Qual è la differenza tra lo scopo di una scuola statale e di una paritaria, ad esempio di una scuola cattolica?
Che una scuola sia statale o paritaria lo scopo dovrebbe essere lo stesso: educare la ragione e la libertà dei giovani. Una scuola cattolica, in particolare, non ha il compito introdurre surrettiziamente una certa ideologia cristiana, ma di offrire la propria ipotesi educativa alla libertà dei giovani. Casomai la sfida sarà quella di domandarsi: ma un’esperienza cristiana vissuta autenticamente e criticamente è in grado, oppure no, di facilitare l’educazione del soggetto, della persona? E su questo dobbiamo sottoporci a verifica, non è scontato. Da fisico sperimentale sono abituato a paragonarmi con l’evidenza, con i dati che la realtà pone. Occorre essere umili di fronte al dato, essere disposti a correggersi, a trovare il modo di essere più adeguati, o meno inadeguati, al compito che abbiamo.
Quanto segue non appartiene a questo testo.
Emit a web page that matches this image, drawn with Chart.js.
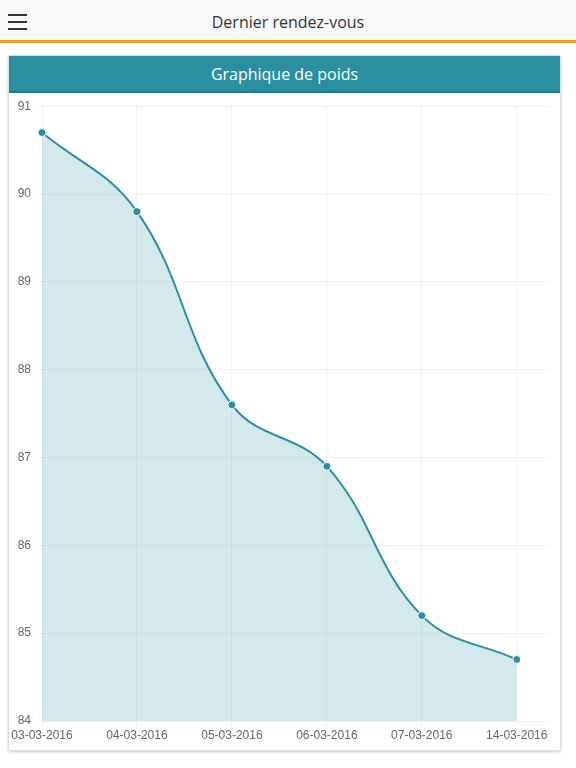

È vero o non è vero che una certa scuola è in grado di generare un soggetto libero e consapevole, all’altezza delle sfide a cui è chiamato? Allo stesso modo, chi ci governa dovrebbe porsi seriamente la domanda: queste esperienze educative sono, oppure no, un valore aggiunto per la società? E se lo sono, vogliamo soffocarle o permettere loro di esistere?.